Photo by Prof. Martin Koch

Light-matter interaction in semiconductors and semiconductor nanostructures have traditionally been studied in the workgroup ‘experimental semiconductor physics’. With pulsed laser beams, the electronic states, optical transitions, and, with suitable methods, time dynamics of a semiconductor system can be studied. Along with this comes a whole series of time-resolved spectroscopic methods that can be used, including pump-probe experiments, four-wave mixing, and time-resolved luminescence measurements. 

Source: Anne Schroll

Figure 1: Photoluminescence experiment with time-resolved spectroscopy.

  • The investigated material systems include binary, ternary and quaternary III-V and II-VI semiconductors as well as semiconductor quantum wells based on these materials. For the experiments, various femtosecond laser systems, a high-performance amplifier system for the generation of strong fields, and different analysis systems are all used. With streak cameras, luminescence can be time-resolved in the near-infrared and ultraviolet ranges as well as the visible range.
Source: Ch. Lammers

Figure 2: Time-resolved spectrum of differential absorption obtained in a pump-probe experiment. The plot shows charge carrier dynamics in a semiconductor system.

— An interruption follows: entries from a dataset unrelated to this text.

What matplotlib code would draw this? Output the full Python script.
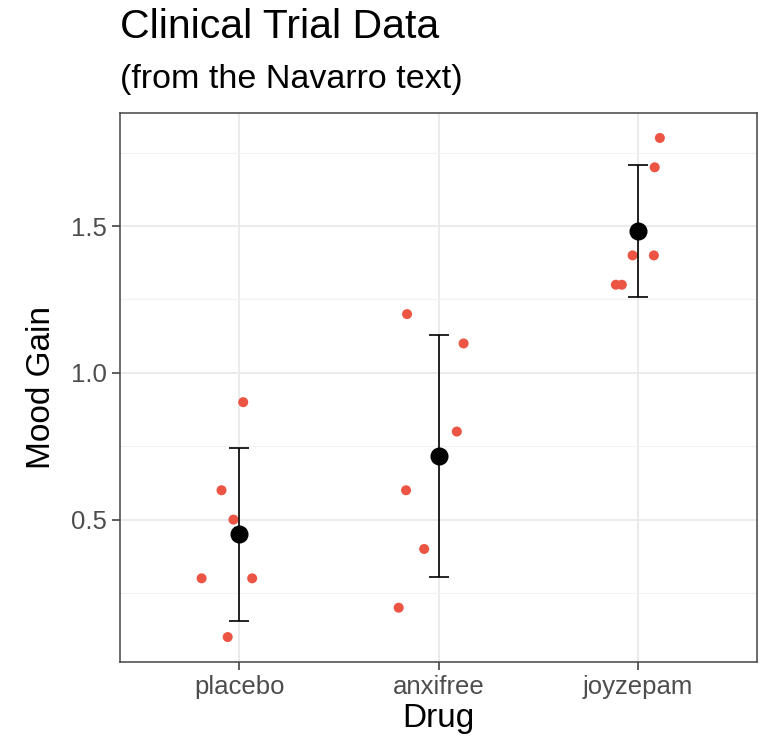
import numpy as np
import matplotlib
matplotlib.use("Agg")
import matplotlib.pyplot as plt
from matplotlib.ticker import MultipleLocator

plt.rcParams['font.family'] = ['Liberation Sans', 'DejaVu Sans']

# clinical trial data (Navarro)
drugs = ["placebo", "anxifree", "joyzepam"]
mood_gain = {
    "placebo": [0.9, 0.6, 0.5, 0.3, 0.3, 0.1],
    "anxifree": [1.2, 1.1, 0.8, 0.6, 0.4, 0.2],
    "joyzepam": [1.8, 1.7, 1.4, 1.4, 1.3, 1.3],
}
# horizontal jitter
jitter = {
    "placebo": [0.019, -0.09, -0.03, -0.19, 0.064, -0.059],
    "anxifree": [-0.158, 0.126, 0.092, -0.163, -0.072, -0.2],
    "joyzepam": [0.112, 0.086, -0.025, 0.082, -0.109, -0.079],
}
t_crit = 2.5706  # t quantile, df = 5, 95% CI

W, H = 760, 743
fig = plt.figure(figsize=(W / 100, H / 100), dpi=100)
ax = fig.add_axes([120 / W, 1 - 662 / H, 637 / W, 549 / H])

means, errs = [], []
for i, d in enumerate(drugs):
    vals = np.array(mood_gain[d])
    xs = i + 1 + np.array(jitter[d])
    ax.scatter(xs, vals, s=52, color="#EC5444", edgecolors="none", zorder=2)
    means.append(vals.mean())
    errs.append(t_crit * vals.std(ddof=1) / np.sqrt(len(vals)))

pos = np.arange(1, len(drugs) + 1)
ax.errorbar(pos, means, yerr=errs, fmt="none", ecolor="black",
            elinewidth=1.2, capsize=7.2, capthick=1.2, zorder=3)
ax.plot(pos, means, "o", color="black", markersize=12, zorder=4)

ax.set_xlim(0.4, 3.6)
ax.set_ylim(0.015, 1.885)
ax.set_xticks(pos)
ax.set_xticklabels(drugs)
ax.yaxis.set_major_locator(MultipleLocator(0.5))
ax.yaxis.set_minor_locator(MultipleLocator(0.25))
ax.set_yticks([0.5, 1.0, 1.5])
ax.set_yticklabels(["0.5", "1.0", "1.5"])

ax.grid(which="major", color="#EBEBEB", linewidth=1.4, zorder=0)
ax.yaxis.grid(which="minor", color="#F2F2F2", linewidth=0.8, zorder=0)
ax.set_axisbelow(True)
ax.tick_params(which="major", length=5.5, width=1.1, color="#333333",
               labelsize=18.5, labelcolor="#4D4D4D", pad=4)
ax.tick_params(which="minor", length=0)
for s in ax.spines.values():
    s.set_color("#444444")
    s.set_linewidth(1.1)

ax.set_xlabel("Drug", fontsize=24, labelpad=3)
ax.set_ylabel("Mood Gain", fontsize=24, labelpad=10)

fig.text(120 / W, 1 - 38 / H, "Clinical Trial Data", fontsize=29.5,
         ha="left", va="baseline")
fig.text(120 / W, 1 - 88 / H, "(from the Navarro text)", fontsize=24.5,
         ha="left", va="baseline")

fig.savefig("out.png", dpi=100, facecolor="white")
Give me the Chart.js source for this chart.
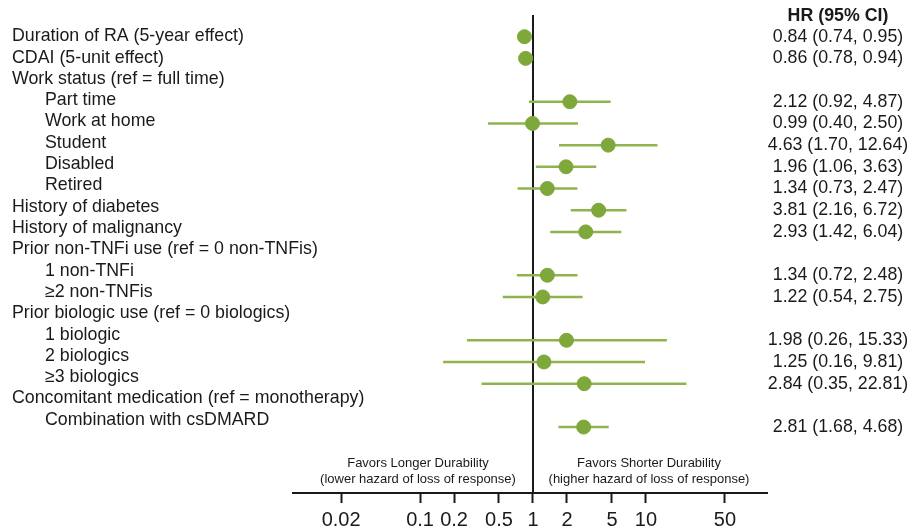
<!DOCTYPE html>
<html>
<head>
<meta charset="utf-8">
<script src="https://cdn.jsdelivr.net/npm/chart.js@4"></script>
<style>
  html, body { margin: 0; background: #fff; }
  #wrap { width: 912px; height: 530px; }
</style>
</head>
<body>
<div id="wrap"><canvas id="forest"></canvas></div>
<script>
// rows of the forest plot, top to bottom
const rowLabels = [
  "Duration of RA (5-year effect)",
  "CDAI (5-unit effect)",
  "Work status (ref = full time)",
  "Part time",
  "Work at home",
  "Student",
  "Disabled",
  "Retired",
  "History of diabetes",
  "History of malignancy",
  "Prior non-TNFi use (ref = 0 non-TNFis)",
  "1 non-TNFi",
  "\u22652 non-TNFis",
  "Prior biologic use (ref = 0 biologics)",
  "1 biologic",
  "2 biologics",
  "\u22653 biologics",
  "Concomitant medication (ref = monotherapy)",
  "Combination with csDMARD"
];
const indented = [0, 0, 0, 1, 1, 1, 1, 1, 0, 0, 0, 1, 1, 0, 1, 1, 1, 0, 1];

// hazard ratios and 95% CI (null = heading row)
const hr     = [0.84, 0.86, null, 2.12, 0.99, 4.63,  1.96, 1.34, 3.81, 2.93, null, 1.34, 1.22, null, 1.98,  1.25, 2.84,  null, 2.81];
const ciLow  = [0.74, 0.78, null, 0.92, 0.40, 1.70,  1.06, 0.73, 2.16, 1.42, null, 0.72, 0.54, null, 0.26,  0.16, 0.35,  null, 1.68];
const ciHigh = [0.95, 0.94, null, 4.87, 2.50, 12.64, 3.63, 2.47, 6.72, 6.04, null, 2.48, 2.75, null, 15.33, 9.81, 22.81, null, 4.68];

const tickValues = [0.02, 0.1, 0.2, 0.5, 1, 2, 5, 10, 50];

const GREEN = "#7ea83a";
const GREEN_LINE = "#8fb44f";
const INK = "#1a1a1a";
const FONT = "'Liberation Sans', Arial, sans-serif";
const TEXT_SIZE = 17.8;

const datasets = [];

// reference line at HR = 1
datasets.push({
  type: "line",
  data: [{ x: 1, y: -1 }, { x: 1, y: 21.43 }],
  borderColor: INK,
  borderWidth: 2,
  pointRadius: 0,
  yAxisID: "y",
  order: 3
});

// confidence interval whiskers
hr.forEach((v, i) => {
  if (v === null) return;
  datasets.push({
    type: "line",
    data: [{ x: ciLow[i], y: i }, { x: ciHigh[i], y: i }],
    borderColor: GREEN_LINE,
    borderWidth: 2.5,
    pointRadius: 0,
    yAxisID: "y2",
    order: 2
  });
});

// point estimates
datasets.push({
  type: "scatter",
  data: hr.map((v, i) => (v === null ? null : { x: v, y: i })).filter(p => p),
  backgroundColor: GREEN,
  borderColor: GREEN,
  pointRadius: 7,
  yAxisID: "y2",
  order: 1
});

const fmt = v => v.toFixed(2);

const textPlugin = {
  id: "forestText",
  afterDraw(chart) {
    const ctx = chart.ctx;
    const x = chart.scales.x;
    const y = chart.scales.y;
    const y2 = chart.scales.y2;
    ctx.save();
    ctx.fillStyle = INK;
    ctx.textBaseline = "middle";

    // row labels on the left
    ctx.font = TEXT_SIZE + "px " + FONT;
    ctx.textAlign = "left";
    rowLabels.forEach((lab, i) => {
      ctx.fillText(lab, indented[i] ? 45 : 12, y.getPixelForValue(i));
    });

    // HR (95% CI) column
    const colX = 838;
    ctx.textAlign = "center";
    ctx.font = "bold " + TEXT_SIZE + "px " + FONT;
    ctx.fillText("HR (95% CI)", colX, y2.getPixelForValue(-0.95));
    ctx.font = TEXT_SIZE + "px " + FONT;
    hr.forEach((v, i) => {
      if (v === null) return;
      ctx.fillText(fmt(v) + " (" + fmt(ciLow[i]) + ", " + fmt(ciHigh[i]) + ")", colX, y2.getPixelForValue(i));
    });

    // direction notes above the axis
    const one = x.getPixelForValue(1);
    const yTop = y.getPixelForValue(20.06);
    const yBot = y.getPixelForValue(20.79);
    ctx.font = "13px " + FONT;
    ctx.fillText("Favors Longer Durability", one - 115, yTop);
    ctx.fillText("(lower hazard of loss of response)", one - 115, yBot);
    ctx.fillText("Favors Shorter Durability", one + 116, yTop);
    ctx.fillText("(higher hazard of loss of response)", one + 116, yBot);
    ctx.restore();
  }
};

new Chart(document.getElementById("forest"), {
  type: "scatter",
  data: { datasets },
  options: {
    responsive: true,
    maintainAspectRatio: false,
    animation: false,
    layout: { padding: { left: 293, right: 145, top: 15, bottom: 0 } },
    plugins: {
      legend: { display: false },
      tooltip: { enabled: false }
    },
    scales: {
      x: {
        type: "logarithmic",
        min: 0.0075,
        max: 118,
        afterBuildTicks: axis => {
          axis.ticks = tickValues.map(v => ({ value: v }));
        },
        afterFit: axis => {
          axis.height = 37;
        },
        ticks: {
          callback: v => String(v),
          autoSkip: false,
          maxRotation: 0,
          color: INK,
          padding: 7,
          font: { family: FONT, size: 20, lineHeight: 1 }
        },
        grid: {
          drawOnChartArea: false,
          tickLength: 10,
          tickWidth: 2,
          tickColor: INK
        },
        border: { color: INK, width: 2 }
      },
      y: {
        type: "linear",
        reverse: true,
        min: -1,
        max: 21.43,
        display: false
      },
      y2: {
        type: "linear",
        reverse: true,
        min: -1,
        max: 21.04,
        display: false
      }
    }
  },
  plugins: [textPlugin]
});
</script>
</body>
</html>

  • For many years we have worked very successfully with the theoretical physicists in our department, who have simulated existing experiments or inspired new ones. This has enabled a successful merging of theoretical models with real experimental data, as well as a deeper understanding of light-material interactions in novel systems.
Source: Ch. Lammers

Figure 3: Schematic drawing of an ultra-fast spectroscopy setup.

  • In many of these experiments we expose the samples additionally to strong THz pulses in order to study the interaction of these high-frequency alternating fields with multi-particle systems.
  • You may find short descriptions of planned experiments in the Bachelor/Master Theses section.

Beyond time-resolved spectroscopy, our team also performs a time-independent/steady-state (continuous-wave) analysis of fluorescence/photoluminescence, absorption, and photocurrent spectra. Such investigations give fundamental insight into the properties of new samples and material systems. Thus, these essential techniques are also utilized as a part of our research activities.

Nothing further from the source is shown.